● **WORK TO BE COMPLETED**:
Quote the listing in full, exactly as given, minus any pictures.

● **AVAILABLE DATA**:

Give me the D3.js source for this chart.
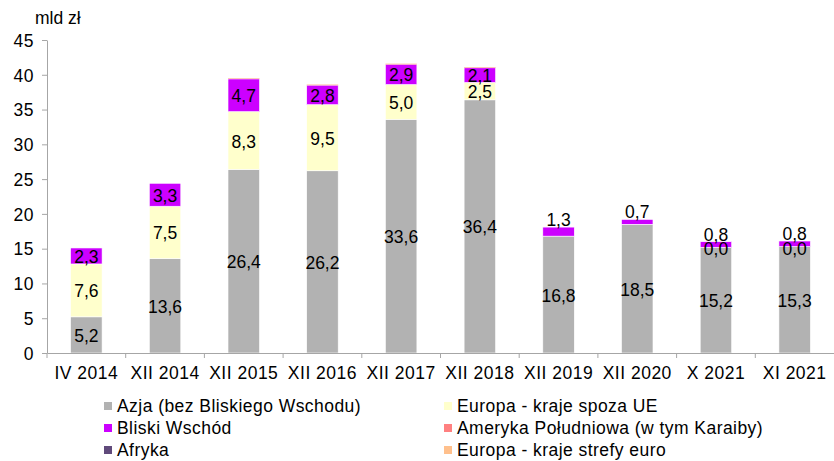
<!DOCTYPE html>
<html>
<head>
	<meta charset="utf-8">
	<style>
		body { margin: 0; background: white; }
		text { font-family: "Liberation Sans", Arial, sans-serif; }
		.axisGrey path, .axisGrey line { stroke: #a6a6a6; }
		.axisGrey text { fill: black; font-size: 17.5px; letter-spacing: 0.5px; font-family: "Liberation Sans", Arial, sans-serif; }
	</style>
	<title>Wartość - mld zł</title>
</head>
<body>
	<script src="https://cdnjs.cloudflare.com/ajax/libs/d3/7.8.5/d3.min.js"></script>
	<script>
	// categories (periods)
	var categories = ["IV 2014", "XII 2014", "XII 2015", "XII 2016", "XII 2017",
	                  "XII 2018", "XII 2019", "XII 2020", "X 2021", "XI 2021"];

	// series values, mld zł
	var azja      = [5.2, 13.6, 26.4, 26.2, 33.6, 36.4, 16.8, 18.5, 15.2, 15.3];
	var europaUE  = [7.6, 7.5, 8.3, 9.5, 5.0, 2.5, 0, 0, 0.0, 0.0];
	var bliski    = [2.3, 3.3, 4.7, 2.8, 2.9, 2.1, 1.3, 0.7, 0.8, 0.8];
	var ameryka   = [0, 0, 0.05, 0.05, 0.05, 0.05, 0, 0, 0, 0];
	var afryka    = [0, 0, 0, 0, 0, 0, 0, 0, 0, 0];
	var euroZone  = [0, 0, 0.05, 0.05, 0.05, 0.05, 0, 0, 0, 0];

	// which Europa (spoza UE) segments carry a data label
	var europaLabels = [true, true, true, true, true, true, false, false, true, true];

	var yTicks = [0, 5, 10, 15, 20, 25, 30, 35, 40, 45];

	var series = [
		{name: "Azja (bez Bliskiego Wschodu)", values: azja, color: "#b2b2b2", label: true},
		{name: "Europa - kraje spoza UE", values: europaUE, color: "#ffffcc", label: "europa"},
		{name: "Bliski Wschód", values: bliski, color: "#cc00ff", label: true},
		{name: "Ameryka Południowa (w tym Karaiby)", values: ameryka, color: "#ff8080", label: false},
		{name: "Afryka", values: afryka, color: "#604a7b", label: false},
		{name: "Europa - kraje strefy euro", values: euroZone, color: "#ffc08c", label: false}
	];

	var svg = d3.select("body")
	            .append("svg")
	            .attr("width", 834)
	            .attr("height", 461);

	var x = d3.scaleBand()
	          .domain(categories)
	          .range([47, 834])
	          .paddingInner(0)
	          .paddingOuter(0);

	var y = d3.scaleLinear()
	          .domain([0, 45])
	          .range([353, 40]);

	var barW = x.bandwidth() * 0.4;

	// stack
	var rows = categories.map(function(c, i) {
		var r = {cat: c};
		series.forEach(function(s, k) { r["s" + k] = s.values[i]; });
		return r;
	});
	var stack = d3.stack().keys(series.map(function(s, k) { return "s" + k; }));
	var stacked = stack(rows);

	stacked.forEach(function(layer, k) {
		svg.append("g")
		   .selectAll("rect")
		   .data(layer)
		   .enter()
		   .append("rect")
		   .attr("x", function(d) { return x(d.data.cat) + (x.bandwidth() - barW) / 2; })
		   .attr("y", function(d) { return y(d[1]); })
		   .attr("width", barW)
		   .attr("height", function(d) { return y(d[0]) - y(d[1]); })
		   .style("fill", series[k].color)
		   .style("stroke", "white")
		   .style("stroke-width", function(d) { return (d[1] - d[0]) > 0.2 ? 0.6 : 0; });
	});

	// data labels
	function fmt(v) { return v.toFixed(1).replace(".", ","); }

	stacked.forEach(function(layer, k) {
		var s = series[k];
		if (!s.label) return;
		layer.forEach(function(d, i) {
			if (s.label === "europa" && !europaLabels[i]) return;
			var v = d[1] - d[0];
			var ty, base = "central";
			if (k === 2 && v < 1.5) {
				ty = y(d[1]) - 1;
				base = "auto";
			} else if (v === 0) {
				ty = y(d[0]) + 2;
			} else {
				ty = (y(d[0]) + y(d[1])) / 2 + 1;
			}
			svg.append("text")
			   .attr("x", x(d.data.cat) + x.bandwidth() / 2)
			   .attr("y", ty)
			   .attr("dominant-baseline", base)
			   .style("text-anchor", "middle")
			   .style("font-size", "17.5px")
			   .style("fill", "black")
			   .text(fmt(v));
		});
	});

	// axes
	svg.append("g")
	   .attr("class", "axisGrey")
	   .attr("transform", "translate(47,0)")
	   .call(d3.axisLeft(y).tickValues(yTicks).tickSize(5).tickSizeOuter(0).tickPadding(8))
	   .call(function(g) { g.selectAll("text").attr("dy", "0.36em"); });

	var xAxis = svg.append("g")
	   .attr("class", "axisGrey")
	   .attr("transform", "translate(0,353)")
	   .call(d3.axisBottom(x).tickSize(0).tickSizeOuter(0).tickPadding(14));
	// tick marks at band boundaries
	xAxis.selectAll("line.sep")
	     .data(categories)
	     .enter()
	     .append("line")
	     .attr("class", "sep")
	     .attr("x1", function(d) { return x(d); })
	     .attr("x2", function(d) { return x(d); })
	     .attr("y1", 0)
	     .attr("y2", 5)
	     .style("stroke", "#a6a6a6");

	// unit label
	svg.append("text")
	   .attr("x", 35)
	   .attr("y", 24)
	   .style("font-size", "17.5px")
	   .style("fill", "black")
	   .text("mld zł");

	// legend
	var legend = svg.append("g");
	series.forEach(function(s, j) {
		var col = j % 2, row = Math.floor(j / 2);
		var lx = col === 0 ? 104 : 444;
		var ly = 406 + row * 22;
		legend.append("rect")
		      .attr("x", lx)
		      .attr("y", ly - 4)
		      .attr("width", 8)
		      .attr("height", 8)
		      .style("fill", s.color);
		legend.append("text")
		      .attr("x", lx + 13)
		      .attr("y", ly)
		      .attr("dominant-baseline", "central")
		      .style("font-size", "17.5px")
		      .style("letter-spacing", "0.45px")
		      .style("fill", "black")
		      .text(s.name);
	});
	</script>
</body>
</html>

● **FULL OUTPUT**:
Give me the D3.js source for this chart.
<!DOCTYPE html>
<html>
<head>
	<meta charset="utf-8">
	<style>
		body { margin: 0; background: white; }
		text { font-family: "Liberation Sans", Arial, sans-serif; }
		.axisGrey path, .axisGrey line { stroke: #a6a6a6; }
		.axisGrey text { fill: black; font-size: 17.5px; letter-spacing: 0.5px; font-family: "Liberation Sans", Arial, sans-serif; }
	</style>
	<title>Wartość - mld zł</title>
</head>
<body>
	<script src="https://cdnjs.cloudflare.com/ajax/libs/d3/7.8.5/d3.min.js"></script>
	<script>
	// categories (periods)
	var categories = ["IV 2014", "XII 2014", "XII 2015", "XII 2016", "XII 2017",
	                  "XII 2018", "XII 2019", "XII 2020", "X 2021", "XI 2021"];

	// series values, mld zł
	var azja      = [5.2, 13.6, 26.4, 26.2, 33.6, 36.4, 16.8, 18.5, 15.2, 15.3];
	var europaUE  = [7.6, 7.5, 8.3, 9.5, 5.0, 2.5, 0, 0, 0.0, 0.0];
	var bliski    = [2.3, 3.3, 4.7, 2.8, 2.9, 2.1, 1.3, 0.7, 0.8, 0.8];
	var ameryka   = [0, 0, 0.05, 0.05, 0.05, 0.05, 0, 0, 0, 0];
	var afryka    = [0, 0, 0, 0, 0, 0, 0, 0, 0, 0];
	var euroZone  = [0, 0, 0.05, 0.05, 0.05, 0.05, 0, 0, 0, 0];

	// which Europa (spoza UE) segments carry a data label
	var europaLabels = [true, true, true, true, true, true, false, false, true, true];

	var yTicks = [0, 5, 10, 15, 20, 25, 30, 35, 40, 45];

	var series = [
		{name: "Azja (bez Bliskiego Wschodu)", values: azja, color: "#b2b2b2", label: true},
		{name: "Europa - kraje spoza UE", values: europaUE, color: "#ffffcc", label: "europa"},
		{name: "Bliski Wschód", values: bliski, color: "#cc00ff", label: true},
		{name: "Ameryka Południowa (w tym Karaiby)", values: ameryka, color: "#ff8080", label: false},
		{name: "Afryka", values: afryka, color: "#604a7b", label: false},
		{name: "Europa - kraje strefy euro", values: euroZone, color: "#ffc08c", label: false}
	];

	var svg = d3.select("body")
	            .append("svg")
	            .attr("width", 834)
	            .attr("height", 461);

	var x = d3.scaleBand()
	          .domain(categories)
	          .range([47, 834])
	          .paddingInner(0)
	          .paddingOuter(0);

	var y = d3.scaleLinear()
	          .domain([0, 45])
	          .range([353, 40]);

	var barW = x.bandwidth() * 0.4;

	// stack
	var rows = categories.map(function(c, i) {
		var r = {cat: c};
		series.forEach(function(s, k) { r["s" + k] = s.values[i]; });
		return r;
	});
	var stack = d3.stack().keys(series.map(function(s, k) { return "s" + k; }));
	var stacked = stack(rows);

	stacked.forEach(function(layer, k) {
		svg.append("g")
		   .selectAll("rect")
		   .data(layer)
		   .enter()
		   .append("rect")
		   .attr("x", function(d) { return x(d.data.cat) + (x.bandwidth() - barW) / 2; })
		   .attr("y", function(d) { return y(d[1]); })
		   .attr("width", barW)
		   .attr("height", function(d) { return y(d[0]) - y(d[1]); })
		   .style("fill", series[k].color)
		   .style("stroke", "white")
		   .style("stroke-width", function(d) { return (d[1] - d[0]) > 0.2 ? 0.6 : 0; });
	});

	// data labels
	function fmt(v) { return v.toFixed(1).replace(".", ","); }

	stacked.forEach(function(layer, k) {
		var s = series[k];
		if (!s.label) return;
		layer.forEach(function(d, i) {
			if (s.label === "europa" && !europaLabels[i]) return;
			var v = d[1] - d[0];
			var ty, base = "central";
			if (k === 2 && v < 1.5) {
				ty = y(d[1]) - 1;
				base = "auto";
			} else if (v === 0) {
				ty = y(d[0]) + 2;
			} else {
				ty = (y(d[0]) + y(d[1])) / 2 + 1;
			}
			svg.append("text")
			   .attr("x", x(d.data.cat) + x.bandwidth() / 2)
			   .attr("y", ty)
			   .attr("dominant-baseline", base)
			   .style("text-anchor", "middle")
			   .style("font-size", "17.5px")
			   .style("fill", "black")
			   .text(fmt(v));
		});
	});

	// axes
	svg.append("g")
	   .attr("class", "axisGrey")
	   .attr("transform", "translate(47,0)")
	   .call(d3.axisLeft(y).tickValues(yTicks).tickSize(5).tickSizeOuter(0).tickPadding(8))
	   .call(function(g) { g.selectAll("text").attr("dy", "0.36em"); });

	var xAxis = svg.append("g")
	   .attr("class", "axisGrey")
	   .attr("transform", "translate(0,353)")
	   .call(d3.axisBottom(x).tickSize(0).tickSizeOuter(0).tickPadding(14));
	// tick marks at band boundaries
	xAxis.selectAll("line.sep")
	     .data(categories)
	     .enter()
	     .append("line")
	     .attr("class", "sep")
	     .attr("x1", function(d) { return x(d); })
	     .attr("x2", function(d) { return x(d); })
	     .attr("y1", 0)
	     .attr("y2", 5)
	     .style("stroke", "#a6a6a6");

	// unit label
	svg.append("text")
	   .attr("x", 35)
	   .attr("y", 24)
	   .style("font-size", "17.5px")
	   .style("fill", "black")
	   .text("mld zł");

	// legend
	var legend = svg.append("g");
	series.forEach(function(s, j) {
		var col = j % 2, row = Math.floor(j / 2);
		var lx = col === 0 ? 104 : 444;
		var ly = 406 + row * 22;
		legend.append("rect")
		      .attr("x", lx)
		      .attr("y", ly - 4)
		      .attr("width", 8)
		      .attr("height", 8)
		      .style("fill", s.color);
		legend.append("text")
		      .attr("x", lx + 13)
		      .attr("y", ly)
		      .attr("dominant-baseline", "central")
		      .style("font-size", "17.5px")
		      .style("letter-spacing", "0.45px")
		      .style("fill", "black")
		      .text(s.name);
	});
	</script>
</body>
</html>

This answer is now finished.